**WORK TO DO**. Your answer should be a single number: the count of lines in the material below that hold "this".

**ENTRIES SHOWN**.
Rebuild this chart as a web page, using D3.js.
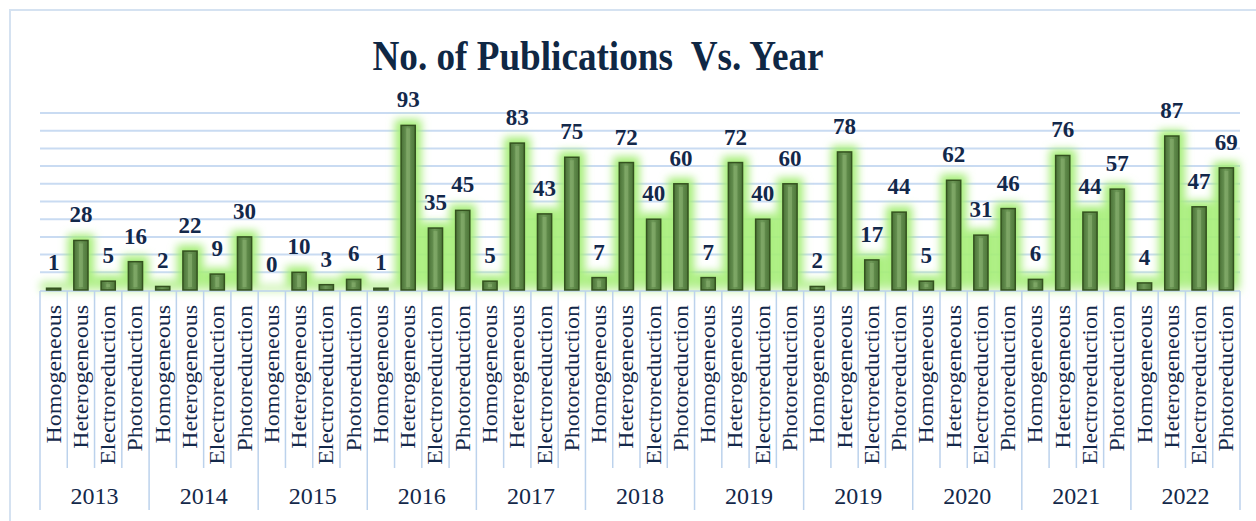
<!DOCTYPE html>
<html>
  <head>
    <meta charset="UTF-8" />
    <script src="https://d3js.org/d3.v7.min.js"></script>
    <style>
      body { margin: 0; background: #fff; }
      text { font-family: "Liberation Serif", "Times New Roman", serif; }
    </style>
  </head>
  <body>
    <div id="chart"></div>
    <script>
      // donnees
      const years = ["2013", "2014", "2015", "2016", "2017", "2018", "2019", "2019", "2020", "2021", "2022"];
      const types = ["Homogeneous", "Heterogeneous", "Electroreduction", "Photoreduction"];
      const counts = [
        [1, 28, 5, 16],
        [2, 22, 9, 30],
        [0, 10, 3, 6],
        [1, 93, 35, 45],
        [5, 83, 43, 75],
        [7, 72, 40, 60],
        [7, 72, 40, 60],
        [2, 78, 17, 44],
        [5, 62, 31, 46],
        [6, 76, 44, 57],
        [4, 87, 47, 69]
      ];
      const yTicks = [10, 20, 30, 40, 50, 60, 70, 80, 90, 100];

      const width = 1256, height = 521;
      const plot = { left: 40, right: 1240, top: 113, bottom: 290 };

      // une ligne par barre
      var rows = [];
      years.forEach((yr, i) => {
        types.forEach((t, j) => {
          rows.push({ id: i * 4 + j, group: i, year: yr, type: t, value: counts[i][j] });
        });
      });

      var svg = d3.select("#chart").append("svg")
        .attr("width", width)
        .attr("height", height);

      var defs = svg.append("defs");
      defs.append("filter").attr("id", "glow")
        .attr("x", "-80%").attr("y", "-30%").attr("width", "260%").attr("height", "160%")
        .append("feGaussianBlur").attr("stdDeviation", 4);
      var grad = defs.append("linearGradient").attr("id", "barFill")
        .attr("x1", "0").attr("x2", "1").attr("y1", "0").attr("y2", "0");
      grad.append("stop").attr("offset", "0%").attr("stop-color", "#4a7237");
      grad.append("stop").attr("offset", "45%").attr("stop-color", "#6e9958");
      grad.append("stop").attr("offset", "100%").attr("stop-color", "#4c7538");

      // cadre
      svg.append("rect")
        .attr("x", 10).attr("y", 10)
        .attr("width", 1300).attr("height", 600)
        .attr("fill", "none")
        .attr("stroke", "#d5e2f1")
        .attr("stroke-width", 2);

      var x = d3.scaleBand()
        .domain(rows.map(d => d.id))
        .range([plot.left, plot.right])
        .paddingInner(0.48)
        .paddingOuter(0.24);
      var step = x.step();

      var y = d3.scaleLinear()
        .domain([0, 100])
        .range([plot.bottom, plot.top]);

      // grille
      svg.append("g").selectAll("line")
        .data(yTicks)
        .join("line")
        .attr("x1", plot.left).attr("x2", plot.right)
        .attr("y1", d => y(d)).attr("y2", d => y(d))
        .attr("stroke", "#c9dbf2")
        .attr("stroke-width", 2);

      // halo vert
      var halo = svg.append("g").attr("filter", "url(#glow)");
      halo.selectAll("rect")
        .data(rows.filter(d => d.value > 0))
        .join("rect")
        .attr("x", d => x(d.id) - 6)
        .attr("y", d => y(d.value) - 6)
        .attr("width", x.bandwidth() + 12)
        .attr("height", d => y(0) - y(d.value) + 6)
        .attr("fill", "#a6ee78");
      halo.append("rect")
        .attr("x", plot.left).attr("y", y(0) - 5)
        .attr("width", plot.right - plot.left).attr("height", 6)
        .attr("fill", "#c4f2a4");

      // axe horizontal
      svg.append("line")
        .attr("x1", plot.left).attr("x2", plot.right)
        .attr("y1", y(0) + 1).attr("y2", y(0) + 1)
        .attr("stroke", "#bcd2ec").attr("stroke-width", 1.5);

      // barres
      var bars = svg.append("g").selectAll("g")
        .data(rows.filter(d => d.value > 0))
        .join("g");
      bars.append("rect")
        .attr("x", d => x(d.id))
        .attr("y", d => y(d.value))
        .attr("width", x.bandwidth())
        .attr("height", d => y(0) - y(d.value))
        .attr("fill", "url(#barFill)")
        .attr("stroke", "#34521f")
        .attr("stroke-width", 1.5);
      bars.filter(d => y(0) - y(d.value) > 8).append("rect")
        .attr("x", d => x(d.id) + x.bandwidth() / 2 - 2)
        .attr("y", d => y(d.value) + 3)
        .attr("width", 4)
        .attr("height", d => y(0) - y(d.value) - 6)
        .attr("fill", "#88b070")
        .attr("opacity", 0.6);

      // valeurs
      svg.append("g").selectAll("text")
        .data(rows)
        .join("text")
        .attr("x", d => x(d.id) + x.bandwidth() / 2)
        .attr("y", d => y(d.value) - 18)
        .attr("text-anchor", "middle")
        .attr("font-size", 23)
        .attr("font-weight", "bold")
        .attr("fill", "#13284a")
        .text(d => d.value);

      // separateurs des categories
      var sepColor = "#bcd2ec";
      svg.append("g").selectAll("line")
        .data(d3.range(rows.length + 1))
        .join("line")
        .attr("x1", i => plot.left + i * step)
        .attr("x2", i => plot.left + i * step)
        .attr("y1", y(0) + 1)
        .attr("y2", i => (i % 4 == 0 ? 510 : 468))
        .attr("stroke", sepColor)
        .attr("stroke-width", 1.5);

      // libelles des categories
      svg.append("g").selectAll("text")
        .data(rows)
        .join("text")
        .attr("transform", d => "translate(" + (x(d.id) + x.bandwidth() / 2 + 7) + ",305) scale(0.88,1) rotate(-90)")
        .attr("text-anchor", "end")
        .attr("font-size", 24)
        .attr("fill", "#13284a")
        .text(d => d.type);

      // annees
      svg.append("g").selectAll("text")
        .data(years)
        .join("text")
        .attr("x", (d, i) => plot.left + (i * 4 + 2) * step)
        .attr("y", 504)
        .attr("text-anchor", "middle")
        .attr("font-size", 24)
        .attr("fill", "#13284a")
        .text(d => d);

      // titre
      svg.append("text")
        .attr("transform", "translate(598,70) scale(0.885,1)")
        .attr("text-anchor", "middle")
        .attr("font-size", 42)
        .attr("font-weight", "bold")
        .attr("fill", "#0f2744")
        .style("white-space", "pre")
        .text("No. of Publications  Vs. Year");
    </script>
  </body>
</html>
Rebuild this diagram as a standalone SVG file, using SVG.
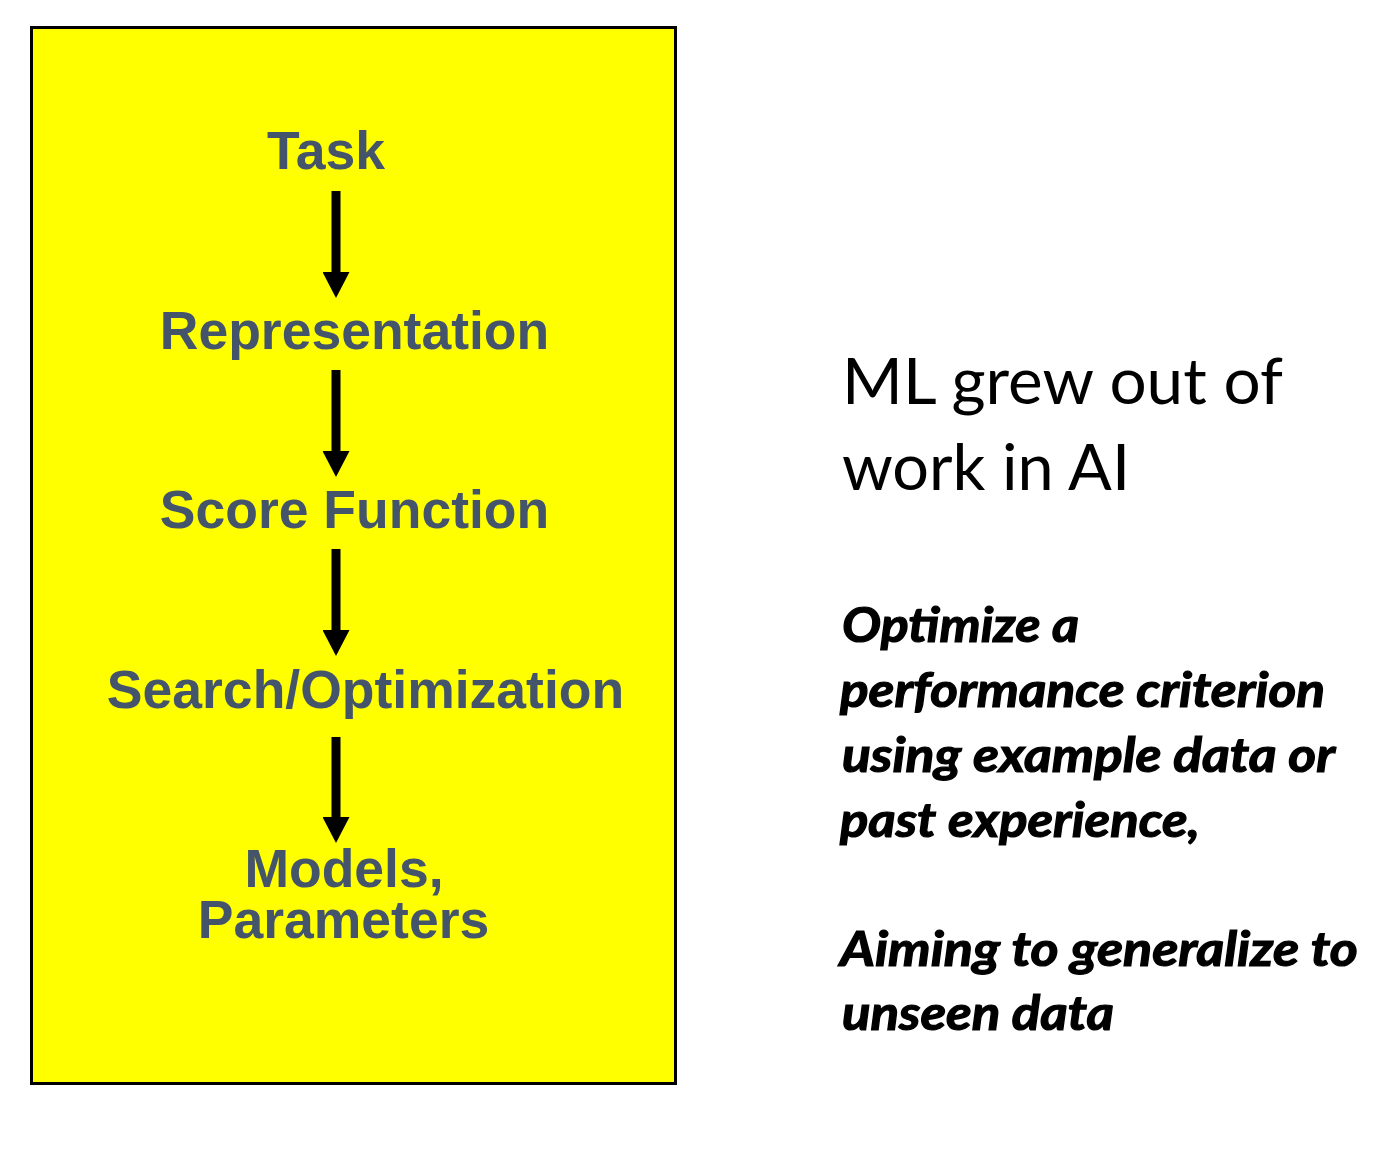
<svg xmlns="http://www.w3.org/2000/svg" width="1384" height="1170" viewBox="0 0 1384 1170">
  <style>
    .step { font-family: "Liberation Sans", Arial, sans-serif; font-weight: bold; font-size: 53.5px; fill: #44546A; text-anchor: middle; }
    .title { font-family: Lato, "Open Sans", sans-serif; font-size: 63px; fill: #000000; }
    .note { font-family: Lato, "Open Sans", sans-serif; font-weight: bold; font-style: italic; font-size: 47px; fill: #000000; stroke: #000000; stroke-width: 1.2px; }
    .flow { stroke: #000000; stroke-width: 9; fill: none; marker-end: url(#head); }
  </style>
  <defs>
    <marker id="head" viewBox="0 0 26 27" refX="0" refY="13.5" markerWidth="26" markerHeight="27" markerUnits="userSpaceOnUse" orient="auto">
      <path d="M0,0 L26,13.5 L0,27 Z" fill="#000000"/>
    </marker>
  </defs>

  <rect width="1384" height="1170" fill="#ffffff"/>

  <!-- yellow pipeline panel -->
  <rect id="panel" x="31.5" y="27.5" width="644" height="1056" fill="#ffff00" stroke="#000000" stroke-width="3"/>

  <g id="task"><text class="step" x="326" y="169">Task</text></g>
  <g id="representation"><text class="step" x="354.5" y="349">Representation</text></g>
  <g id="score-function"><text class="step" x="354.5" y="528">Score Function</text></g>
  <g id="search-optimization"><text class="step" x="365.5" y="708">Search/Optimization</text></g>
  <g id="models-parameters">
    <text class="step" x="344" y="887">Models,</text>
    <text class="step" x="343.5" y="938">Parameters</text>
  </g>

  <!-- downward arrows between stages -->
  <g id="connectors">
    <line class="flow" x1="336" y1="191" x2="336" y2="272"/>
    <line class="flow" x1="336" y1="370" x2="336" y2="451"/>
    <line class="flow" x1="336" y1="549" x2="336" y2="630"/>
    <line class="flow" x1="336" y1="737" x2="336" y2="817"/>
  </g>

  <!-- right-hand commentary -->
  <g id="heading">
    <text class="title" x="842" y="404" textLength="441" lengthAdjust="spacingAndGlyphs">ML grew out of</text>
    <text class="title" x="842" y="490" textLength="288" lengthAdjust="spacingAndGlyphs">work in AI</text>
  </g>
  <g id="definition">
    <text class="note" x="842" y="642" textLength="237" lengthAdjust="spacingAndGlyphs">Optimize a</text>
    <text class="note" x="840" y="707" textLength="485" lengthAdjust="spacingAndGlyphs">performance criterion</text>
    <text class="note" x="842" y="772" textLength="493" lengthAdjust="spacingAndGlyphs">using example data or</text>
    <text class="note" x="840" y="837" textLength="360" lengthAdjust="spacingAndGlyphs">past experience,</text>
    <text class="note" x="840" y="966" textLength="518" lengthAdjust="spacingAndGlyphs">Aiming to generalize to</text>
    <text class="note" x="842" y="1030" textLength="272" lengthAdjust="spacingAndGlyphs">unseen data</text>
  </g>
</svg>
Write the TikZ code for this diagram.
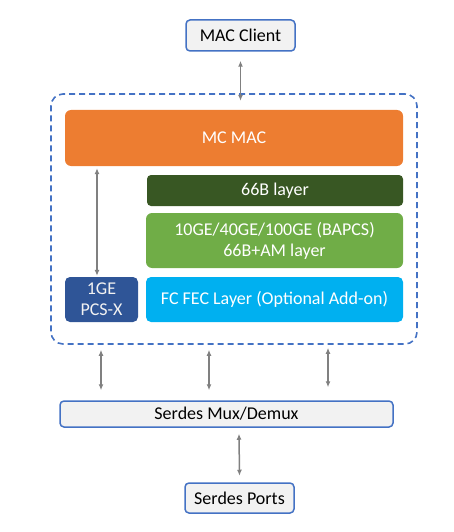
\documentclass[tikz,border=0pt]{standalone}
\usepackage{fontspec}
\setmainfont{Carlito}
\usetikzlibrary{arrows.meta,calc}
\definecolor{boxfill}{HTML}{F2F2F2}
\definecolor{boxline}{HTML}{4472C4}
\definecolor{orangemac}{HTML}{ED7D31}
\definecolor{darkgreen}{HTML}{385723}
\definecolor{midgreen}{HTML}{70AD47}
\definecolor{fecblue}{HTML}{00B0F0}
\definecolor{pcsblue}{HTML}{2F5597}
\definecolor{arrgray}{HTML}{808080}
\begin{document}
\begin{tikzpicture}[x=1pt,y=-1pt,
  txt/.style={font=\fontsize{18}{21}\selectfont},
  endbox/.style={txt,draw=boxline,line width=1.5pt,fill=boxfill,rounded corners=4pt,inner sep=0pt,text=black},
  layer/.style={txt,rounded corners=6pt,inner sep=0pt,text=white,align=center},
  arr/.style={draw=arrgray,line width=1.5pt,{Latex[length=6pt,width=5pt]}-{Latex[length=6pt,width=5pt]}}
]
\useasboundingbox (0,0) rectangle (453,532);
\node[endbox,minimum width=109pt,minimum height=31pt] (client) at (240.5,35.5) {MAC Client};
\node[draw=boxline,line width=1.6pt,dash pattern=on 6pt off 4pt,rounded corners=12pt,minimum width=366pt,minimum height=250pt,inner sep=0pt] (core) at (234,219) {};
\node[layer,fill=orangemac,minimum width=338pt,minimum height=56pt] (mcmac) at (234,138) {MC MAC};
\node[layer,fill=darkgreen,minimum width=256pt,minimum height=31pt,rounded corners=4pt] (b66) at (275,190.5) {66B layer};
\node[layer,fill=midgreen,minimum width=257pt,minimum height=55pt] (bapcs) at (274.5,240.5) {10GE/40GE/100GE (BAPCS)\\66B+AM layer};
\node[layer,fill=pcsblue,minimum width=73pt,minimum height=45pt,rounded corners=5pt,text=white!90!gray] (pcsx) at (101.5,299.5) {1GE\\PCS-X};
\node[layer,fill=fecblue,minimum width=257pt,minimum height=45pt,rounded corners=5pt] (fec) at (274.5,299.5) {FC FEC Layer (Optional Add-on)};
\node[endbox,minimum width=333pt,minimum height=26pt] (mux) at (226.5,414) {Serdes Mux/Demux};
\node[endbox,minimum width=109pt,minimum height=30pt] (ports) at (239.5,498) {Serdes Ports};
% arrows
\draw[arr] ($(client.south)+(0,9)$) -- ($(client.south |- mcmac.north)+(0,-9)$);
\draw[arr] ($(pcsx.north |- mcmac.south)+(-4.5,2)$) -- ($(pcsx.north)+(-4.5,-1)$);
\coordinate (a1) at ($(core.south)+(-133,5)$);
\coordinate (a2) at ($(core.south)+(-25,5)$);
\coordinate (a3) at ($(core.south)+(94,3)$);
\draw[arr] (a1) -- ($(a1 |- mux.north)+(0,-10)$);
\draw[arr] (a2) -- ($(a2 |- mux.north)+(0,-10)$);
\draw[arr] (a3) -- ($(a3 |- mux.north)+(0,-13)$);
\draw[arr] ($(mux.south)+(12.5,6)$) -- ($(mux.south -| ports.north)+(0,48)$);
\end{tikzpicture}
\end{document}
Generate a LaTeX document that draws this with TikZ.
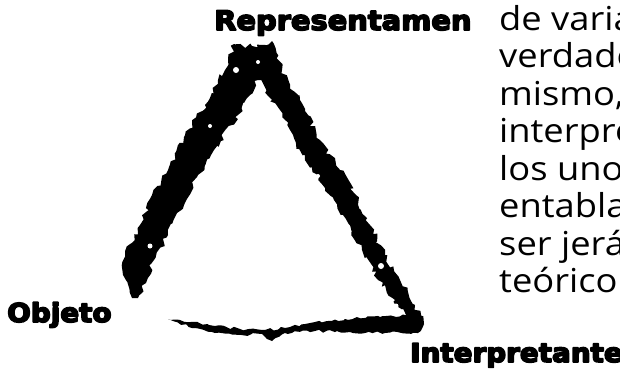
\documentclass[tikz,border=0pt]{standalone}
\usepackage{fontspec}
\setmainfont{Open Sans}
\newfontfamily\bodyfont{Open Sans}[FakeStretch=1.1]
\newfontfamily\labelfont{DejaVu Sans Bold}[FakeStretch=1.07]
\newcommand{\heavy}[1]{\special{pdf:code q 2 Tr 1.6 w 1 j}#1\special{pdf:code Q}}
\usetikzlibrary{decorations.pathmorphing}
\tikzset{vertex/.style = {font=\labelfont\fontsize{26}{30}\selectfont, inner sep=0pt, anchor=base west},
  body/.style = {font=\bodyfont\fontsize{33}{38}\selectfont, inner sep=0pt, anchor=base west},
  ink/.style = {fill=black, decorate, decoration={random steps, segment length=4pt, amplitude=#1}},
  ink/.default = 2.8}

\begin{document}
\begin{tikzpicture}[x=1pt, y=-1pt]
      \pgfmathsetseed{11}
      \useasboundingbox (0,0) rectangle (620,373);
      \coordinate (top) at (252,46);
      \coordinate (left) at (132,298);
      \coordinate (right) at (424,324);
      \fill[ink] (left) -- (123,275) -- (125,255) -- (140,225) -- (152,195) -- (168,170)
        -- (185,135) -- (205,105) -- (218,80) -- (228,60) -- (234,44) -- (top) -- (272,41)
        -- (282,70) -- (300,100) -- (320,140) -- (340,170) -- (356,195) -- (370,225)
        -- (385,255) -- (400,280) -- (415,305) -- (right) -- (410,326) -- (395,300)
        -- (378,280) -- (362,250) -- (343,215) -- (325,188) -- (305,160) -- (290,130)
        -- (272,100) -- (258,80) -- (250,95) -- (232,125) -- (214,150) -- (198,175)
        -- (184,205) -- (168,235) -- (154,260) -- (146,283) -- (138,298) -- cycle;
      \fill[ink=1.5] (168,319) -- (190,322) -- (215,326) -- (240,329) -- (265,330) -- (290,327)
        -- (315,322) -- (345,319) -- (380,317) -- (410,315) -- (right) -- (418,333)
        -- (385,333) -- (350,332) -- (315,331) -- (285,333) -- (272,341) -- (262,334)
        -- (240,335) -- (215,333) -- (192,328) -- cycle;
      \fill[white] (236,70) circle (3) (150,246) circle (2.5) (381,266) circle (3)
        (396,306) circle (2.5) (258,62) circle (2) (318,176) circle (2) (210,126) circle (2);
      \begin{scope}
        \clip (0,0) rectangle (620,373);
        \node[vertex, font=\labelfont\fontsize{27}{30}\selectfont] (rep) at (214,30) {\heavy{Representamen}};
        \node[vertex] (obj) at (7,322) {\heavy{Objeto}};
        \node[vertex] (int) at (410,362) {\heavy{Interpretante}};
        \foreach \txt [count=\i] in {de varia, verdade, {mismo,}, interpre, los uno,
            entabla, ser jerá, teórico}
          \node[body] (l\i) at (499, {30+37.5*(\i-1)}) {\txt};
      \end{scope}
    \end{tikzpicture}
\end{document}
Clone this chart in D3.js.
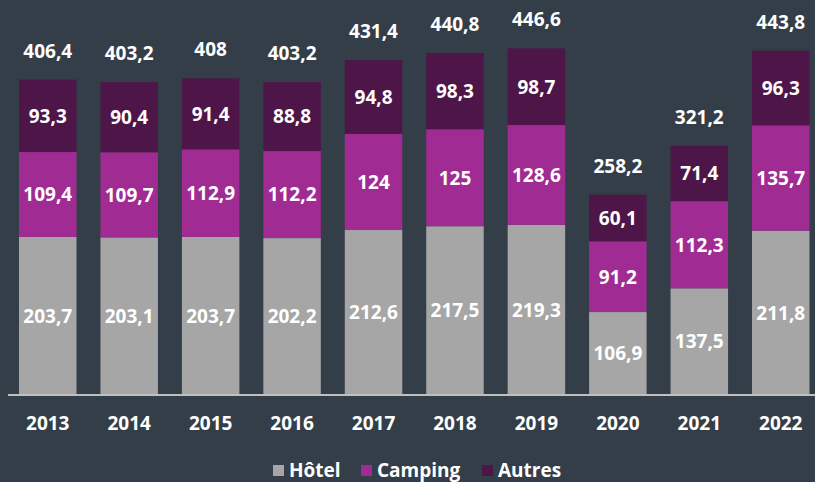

**SOLUTION BELOW**. 5